Return, exactly as written, the lines that start at the one holding "Emit a web page" and end at the one holding "line5, line6, line7];", with both of those lines kept. Skip any pictures.
::::::
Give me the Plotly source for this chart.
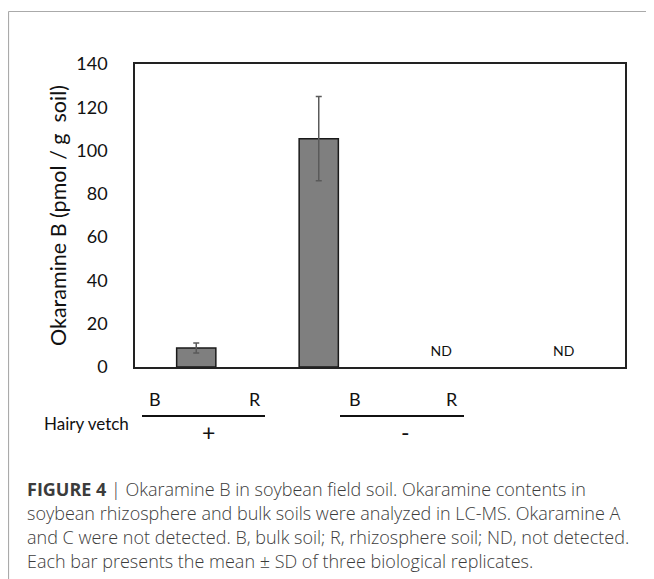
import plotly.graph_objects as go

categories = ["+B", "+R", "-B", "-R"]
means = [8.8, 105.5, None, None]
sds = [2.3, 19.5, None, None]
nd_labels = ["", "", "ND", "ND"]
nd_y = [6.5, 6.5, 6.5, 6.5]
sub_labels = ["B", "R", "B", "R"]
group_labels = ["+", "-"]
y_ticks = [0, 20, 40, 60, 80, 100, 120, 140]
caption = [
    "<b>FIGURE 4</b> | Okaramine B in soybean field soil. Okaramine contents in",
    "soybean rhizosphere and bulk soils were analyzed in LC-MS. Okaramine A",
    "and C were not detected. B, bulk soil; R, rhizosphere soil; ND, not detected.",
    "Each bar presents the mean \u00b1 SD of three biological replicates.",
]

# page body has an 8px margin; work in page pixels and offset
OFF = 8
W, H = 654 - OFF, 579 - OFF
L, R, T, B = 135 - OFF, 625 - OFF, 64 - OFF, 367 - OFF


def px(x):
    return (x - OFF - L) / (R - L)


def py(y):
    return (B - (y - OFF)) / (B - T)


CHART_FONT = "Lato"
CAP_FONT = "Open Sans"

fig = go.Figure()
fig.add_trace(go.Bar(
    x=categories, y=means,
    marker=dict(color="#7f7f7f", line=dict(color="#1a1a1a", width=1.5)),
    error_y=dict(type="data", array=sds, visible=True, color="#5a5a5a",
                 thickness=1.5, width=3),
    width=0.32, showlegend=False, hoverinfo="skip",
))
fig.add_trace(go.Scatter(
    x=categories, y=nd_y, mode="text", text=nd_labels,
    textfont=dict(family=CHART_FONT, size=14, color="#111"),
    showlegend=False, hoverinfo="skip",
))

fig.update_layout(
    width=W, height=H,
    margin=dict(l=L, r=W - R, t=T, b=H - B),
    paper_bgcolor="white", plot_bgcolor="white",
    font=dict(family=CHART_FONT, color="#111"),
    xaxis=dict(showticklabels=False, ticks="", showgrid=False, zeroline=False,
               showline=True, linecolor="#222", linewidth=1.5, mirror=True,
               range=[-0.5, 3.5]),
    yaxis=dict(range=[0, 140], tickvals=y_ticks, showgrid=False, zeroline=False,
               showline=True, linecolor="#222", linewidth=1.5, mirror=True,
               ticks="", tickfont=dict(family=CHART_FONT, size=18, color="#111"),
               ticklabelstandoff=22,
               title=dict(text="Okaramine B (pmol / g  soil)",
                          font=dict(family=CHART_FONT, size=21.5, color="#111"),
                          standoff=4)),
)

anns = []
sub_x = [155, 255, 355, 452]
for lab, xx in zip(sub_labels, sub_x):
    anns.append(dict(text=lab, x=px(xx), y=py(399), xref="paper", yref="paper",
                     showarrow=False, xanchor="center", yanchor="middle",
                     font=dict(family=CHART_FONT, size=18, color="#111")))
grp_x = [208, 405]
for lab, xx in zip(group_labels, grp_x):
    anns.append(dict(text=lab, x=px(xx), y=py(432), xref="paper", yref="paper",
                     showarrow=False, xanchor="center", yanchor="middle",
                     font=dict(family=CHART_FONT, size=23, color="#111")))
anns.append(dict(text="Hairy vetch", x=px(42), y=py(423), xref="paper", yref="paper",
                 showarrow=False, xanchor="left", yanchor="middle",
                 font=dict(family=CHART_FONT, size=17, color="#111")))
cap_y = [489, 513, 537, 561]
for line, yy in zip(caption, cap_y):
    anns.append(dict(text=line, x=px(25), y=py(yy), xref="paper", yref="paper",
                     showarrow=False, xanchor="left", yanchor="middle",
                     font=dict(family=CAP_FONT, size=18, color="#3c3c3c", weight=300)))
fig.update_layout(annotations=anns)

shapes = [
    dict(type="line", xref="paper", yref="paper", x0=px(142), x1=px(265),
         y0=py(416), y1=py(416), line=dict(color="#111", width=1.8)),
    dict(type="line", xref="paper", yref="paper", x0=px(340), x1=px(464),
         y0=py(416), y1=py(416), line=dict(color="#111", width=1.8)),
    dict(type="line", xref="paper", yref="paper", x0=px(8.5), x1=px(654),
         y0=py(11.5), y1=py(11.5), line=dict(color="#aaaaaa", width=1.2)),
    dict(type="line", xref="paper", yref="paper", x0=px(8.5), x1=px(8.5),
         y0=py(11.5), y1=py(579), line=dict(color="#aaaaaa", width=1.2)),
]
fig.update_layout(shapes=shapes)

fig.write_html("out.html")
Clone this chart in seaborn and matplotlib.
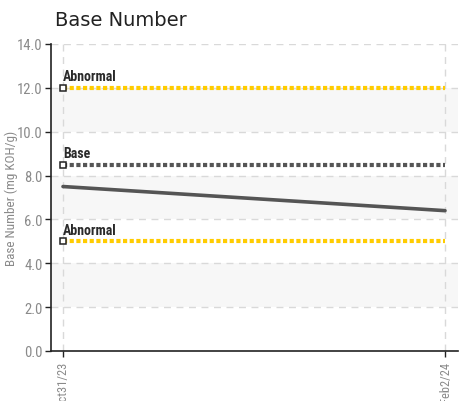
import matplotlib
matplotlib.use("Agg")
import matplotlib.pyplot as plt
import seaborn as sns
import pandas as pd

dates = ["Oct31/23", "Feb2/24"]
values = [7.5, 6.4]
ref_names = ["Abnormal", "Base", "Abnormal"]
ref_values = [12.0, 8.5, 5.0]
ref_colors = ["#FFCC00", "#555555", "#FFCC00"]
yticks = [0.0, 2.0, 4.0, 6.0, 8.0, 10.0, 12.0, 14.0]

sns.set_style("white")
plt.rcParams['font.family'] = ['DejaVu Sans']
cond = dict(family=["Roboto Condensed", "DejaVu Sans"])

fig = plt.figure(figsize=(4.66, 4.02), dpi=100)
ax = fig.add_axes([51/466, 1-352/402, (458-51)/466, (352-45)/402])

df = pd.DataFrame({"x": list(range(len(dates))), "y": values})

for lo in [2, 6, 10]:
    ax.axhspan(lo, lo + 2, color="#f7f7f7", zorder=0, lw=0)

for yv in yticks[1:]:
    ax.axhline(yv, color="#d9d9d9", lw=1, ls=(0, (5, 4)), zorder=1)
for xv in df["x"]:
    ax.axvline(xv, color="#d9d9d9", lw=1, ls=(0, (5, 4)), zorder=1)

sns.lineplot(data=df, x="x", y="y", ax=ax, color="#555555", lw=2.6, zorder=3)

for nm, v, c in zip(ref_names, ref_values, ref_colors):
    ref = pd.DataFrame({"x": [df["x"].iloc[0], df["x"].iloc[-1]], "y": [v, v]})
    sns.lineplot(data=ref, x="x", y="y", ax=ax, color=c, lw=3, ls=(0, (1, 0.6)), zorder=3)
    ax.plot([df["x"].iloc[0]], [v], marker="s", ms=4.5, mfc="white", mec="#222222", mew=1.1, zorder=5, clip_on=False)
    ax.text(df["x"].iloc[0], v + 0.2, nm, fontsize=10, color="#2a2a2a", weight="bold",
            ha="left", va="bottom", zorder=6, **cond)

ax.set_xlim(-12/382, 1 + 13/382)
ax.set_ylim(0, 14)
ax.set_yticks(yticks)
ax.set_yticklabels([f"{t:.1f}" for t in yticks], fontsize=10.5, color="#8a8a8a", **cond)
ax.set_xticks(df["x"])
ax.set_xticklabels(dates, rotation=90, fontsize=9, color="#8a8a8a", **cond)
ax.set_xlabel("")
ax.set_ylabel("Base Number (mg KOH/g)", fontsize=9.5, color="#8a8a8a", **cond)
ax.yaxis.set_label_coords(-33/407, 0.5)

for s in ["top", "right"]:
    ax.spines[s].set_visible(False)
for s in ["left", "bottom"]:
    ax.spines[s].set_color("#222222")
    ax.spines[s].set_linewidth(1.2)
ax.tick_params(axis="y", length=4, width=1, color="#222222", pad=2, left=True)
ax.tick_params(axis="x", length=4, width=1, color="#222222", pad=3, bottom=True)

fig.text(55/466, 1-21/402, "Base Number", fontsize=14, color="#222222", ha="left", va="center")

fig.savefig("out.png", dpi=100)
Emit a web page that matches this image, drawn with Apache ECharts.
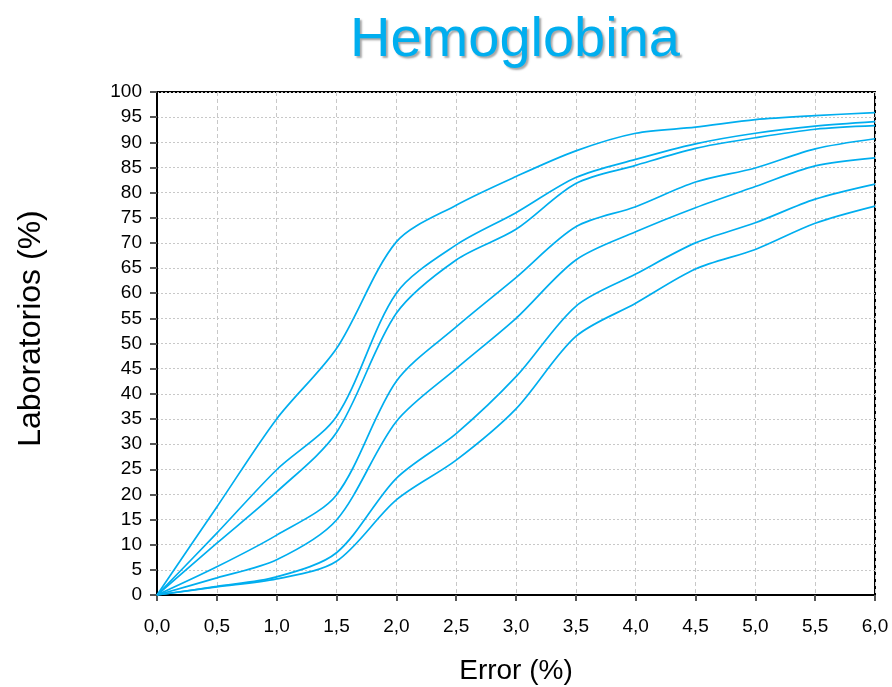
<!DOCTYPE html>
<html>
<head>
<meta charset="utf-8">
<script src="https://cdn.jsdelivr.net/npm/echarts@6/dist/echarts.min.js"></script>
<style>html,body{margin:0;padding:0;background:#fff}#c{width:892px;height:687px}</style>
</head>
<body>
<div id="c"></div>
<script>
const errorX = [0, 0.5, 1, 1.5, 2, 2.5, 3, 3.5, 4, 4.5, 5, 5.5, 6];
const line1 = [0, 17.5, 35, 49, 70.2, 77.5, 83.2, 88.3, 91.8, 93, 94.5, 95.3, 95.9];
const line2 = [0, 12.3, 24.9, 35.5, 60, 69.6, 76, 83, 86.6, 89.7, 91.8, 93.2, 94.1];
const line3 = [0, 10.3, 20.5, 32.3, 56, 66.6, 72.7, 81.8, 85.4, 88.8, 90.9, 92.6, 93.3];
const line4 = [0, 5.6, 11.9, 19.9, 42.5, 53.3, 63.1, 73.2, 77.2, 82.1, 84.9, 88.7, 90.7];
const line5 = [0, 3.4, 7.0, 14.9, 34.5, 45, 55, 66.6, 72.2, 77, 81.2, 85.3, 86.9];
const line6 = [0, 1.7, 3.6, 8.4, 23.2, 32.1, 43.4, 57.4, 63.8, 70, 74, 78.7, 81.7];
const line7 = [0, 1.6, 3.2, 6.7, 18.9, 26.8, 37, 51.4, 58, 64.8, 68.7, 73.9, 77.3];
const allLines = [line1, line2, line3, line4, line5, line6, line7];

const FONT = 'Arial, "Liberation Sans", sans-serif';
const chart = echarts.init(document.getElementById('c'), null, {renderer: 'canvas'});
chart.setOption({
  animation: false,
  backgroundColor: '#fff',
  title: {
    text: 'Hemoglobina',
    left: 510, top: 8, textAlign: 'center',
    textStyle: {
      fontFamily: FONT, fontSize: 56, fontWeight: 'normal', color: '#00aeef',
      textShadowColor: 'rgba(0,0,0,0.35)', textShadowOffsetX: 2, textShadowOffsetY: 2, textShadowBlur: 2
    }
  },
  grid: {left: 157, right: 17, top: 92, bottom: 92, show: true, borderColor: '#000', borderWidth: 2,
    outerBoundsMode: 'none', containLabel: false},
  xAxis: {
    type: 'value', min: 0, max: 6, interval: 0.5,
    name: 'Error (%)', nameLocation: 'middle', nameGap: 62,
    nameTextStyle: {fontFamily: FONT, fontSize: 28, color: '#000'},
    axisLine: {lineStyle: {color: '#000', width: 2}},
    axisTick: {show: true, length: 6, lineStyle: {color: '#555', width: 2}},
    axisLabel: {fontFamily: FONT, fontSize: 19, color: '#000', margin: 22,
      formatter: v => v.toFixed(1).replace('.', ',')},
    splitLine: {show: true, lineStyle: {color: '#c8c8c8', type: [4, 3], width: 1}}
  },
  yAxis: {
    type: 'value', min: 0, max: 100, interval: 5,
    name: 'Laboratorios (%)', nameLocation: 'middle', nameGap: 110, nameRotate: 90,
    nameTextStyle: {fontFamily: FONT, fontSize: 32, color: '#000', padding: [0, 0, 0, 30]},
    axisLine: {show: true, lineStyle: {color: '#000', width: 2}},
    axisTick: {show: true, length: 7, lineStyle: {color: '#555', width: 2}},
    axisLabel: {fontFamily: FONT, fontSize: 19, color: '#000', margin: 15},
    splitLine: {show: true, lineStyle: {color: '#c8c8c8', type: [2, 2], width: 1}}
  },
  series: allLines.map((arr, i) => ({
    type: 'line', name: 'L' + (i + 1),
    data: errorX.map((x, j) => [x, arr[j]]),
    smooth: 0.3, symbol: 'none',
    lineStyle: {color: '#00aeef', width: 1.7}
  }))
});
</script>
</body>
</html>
::::::
*Final result:*
Emit a web page that matches this image, drawn with Apache ECharts.
<!DOCTYPE html>
<html>
<head>
<meta charset="utf-8">
<script src="https://cdn.jsdelivr.net/npm/echarts@6/dist/echarts.min.js"></script>
<style>html,body{margin:0;padding:0;background:#fff}#c{width:892px;height:687px}</style>
</head>
<body>
<div id="c"></div>
<script>
const errorX = [0, 0.5, 1, 1.5, 2, 2.5, 3, 3.5, 4, 4.5, 5, 5.5, 6];
const line1 = [0, 17.5, 35, 49, 70.2, 77.5, 83.2, 88.3, 91.8, 93, 94.5, 95.3, 95.9];
const line2 = [0, 12.3, 24.9, 35.5, 60, 69.6, 76, 83, 86.6, 89.7, 91.8, 93.2, 94.1];
const line3 = [0, 10.3, 20.5, 32.3, 56, 66.6, 72.7, 81.8, 85.4, 88.8, 90.9, 92.6, 93.3];
const line4 = [0, 5.6, 11.9, 19.9, 42.5, 53.3, 63.1, 73.2, 77.2, 82.1, 84.9, 88.7, 90.7];
const line5 = [0, 3.4, 7.0, 14.9, 34.5, 45, 55, 66.6, 72.2, 77, 81.2, 85.3, 86.9];
const line6 = [0, 1.7, 3.6, 8.4, 23.2, 32.1, 43.4, 57.4, 63.8, 70, 74, 78.7, 81.7];
const line7 = [0, 1.6, 3.2, 6.7, 18.9, 26.8, 37, 51.4, 58, 64.8, 68.7, 73.9, 77.3];
const allLines = [line1, line2, line3, line4, line5, line6, line7];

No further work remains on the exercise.